-- START Data block --
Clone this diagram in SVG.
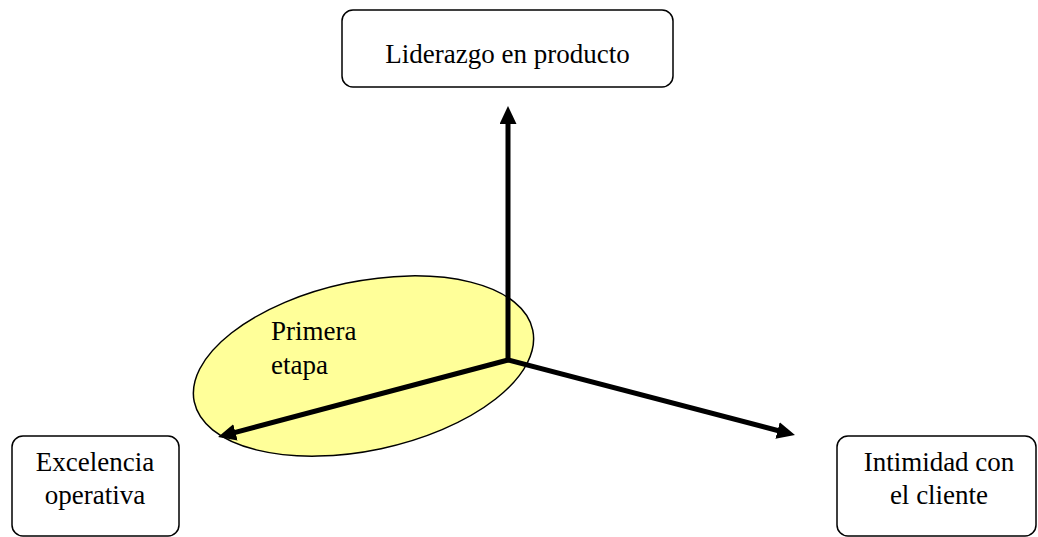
<svg xmlns="http://www.w3.org/2000/svg" width="1038" height="537" viewBox="0 0 1038 537">
  <style>
    .box { fill: #ffffff; stroke: #000000; stroke-width: 1.5; }
    .lbl { font-family: "Liberation Serif", "Times New Roman", serif; font-size: 27px; fill: #000000; }
    .axis { stroke: #000000; stroke-width: 5; fill: none; marker-end: url(#head); }
  </style>
  <defs>
    <marker id="head" markerUnits="userSpaceOnUse" markerWidth="18" markerHeight="18" refX="2" refY="8.5" orient="auto">
      <path d="M0,0 L18,8.5 L0,17 z" fill="#000000"/>
    </marker>
  </defs>
  <rect width="1038" height="537" fill="#ffffff"/>

  <g id="primera-etapa">
    <ellipse cx="363.5" cy="366" rx="173" ry="84.5" transform="rotate(-12 363.5 366)" fill="#ffff99" stroke="#000000" stroke-width="1.5"/>
    <text class="lbl" x="271" y="340">Primera</text>
    <text class="lbl" x="271" y="374">etapa</text>
  </g>

  <g id="connectors">
    <line class="axis" x1="508" y1="362" x2="508" y2="122"/>
    <line class="axis" x1="508" y1="360" x2="233.5" y2="432.9"/>
    <line class="axis" x1="508" y1="360" x2="779.5" y2="431"/>
  </g>

  <g id="liderazgo">
    <rect class="box" x="342" y="10" width="331" height="77" rx="11"/>
    <text class="lbl" x="507.5" y="63" text-anchor="middle">Liderazgo en producto</text>
  </g>

  <g id="excelencia">
    <rect class="box" x="12" y="436" width="167" height="100" rx="11"/>
    <text class="lbl" x="95" y="471" text-anchor="middle">Excelencia</text>
    <text class="lbl" x="95" y="504" text-anchor="middle">operativa</text>
  </g>

  <g id="intimidad">
    <rect class="box" x="837" y="436" width="199" height="100" rx="11"/>
    <text class="lbl" x="939" y="471" text-anchor="middle">Intimidad con</text>
    <text class="lbl" x="939" y="504" text-anchor="middle">el cliente</text>
  </g>
</svg>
-- END Data block --
## Task
Copy each line above precisely, dropping the pictures.

## Finished answer
Clone this diagram in SVG.
<svg xmlns="http://www.w3.org/2000/svg" width="1038" height="537" viewBox="0 0 1038 537">
  <style>
    .box { fill: #ffffff; stroke: #000000; stroke-width: 1.5; }
    .lbl { font-family: "Liberation Serif", "Times New Roman", serif; font-size: 27px; fill: #000000; }
    .axis { stroke: #000000; stroke-width: 5; fill: none; marker-end: url(#head); }
  </style>
  <defs>
    <marker id="head" markerUnits="userSpaceOnUse" markerWidth="18" markerHeight="18" refX="2" refY="8.5" orient="auto">
      <path d="M0,0 L18,8.5 L0,17 z" fill="#000000"/>
    </marker>
  </defs>
  <rect width="1038" height="537" fill="#ffffff"/>

  <g id="primera-etapa">
    <ellipse cx="363.5" cy="366" rx="173" ry="84.5" transform="rotate(-12 363.5 366)" fill="#ffff99" stroke="#000000" stroke-width="1.5"/>
    <text class="lbl" x="271" y="340">Primera</text>
    <text class="lbl" x="271" y="374">etapa</text>
  </g>

  <g id="connectors">
    <line class="axis" x1="508" y1="362" x2="508" y2="122"/>
    <line class="axis" x1="508" y1="360" x2="233.5" y2="432.9"/>
    <line class="axis" x1="508" y1="360" x2="779.5" y2="431"/>
  </g>

  <g id="liderazgo">
    <rect class="box" x="342" y="10" width="331" height="77" rx="11"/>
    <text class="lbl" x="507.5" y="63" text-anchor="middle">Liderazgo en producto</text>
  </g>

  <g id="excelencia">
    <rect class="box" x="12" y="436" width="167" height="100" rx="11"/>
    <text class="lbl" x="95" y="471" text-anchor="middle">Excelencia</text>
    <text class="lbl" x="95" y="504" text-anchor="middle">operativa</text>
  </g>

  <g id="intimidad">
    <rect class="box" x="837" y="436" width="199" height="100" rx="11"/>
    <text class="lbl" x="939" y="471" text-anchor="middle">Intimidad con</text>
    <text class="lbl" x="939" y="504" text-anchor="middle">el cliente</text>
  </g>
</svg>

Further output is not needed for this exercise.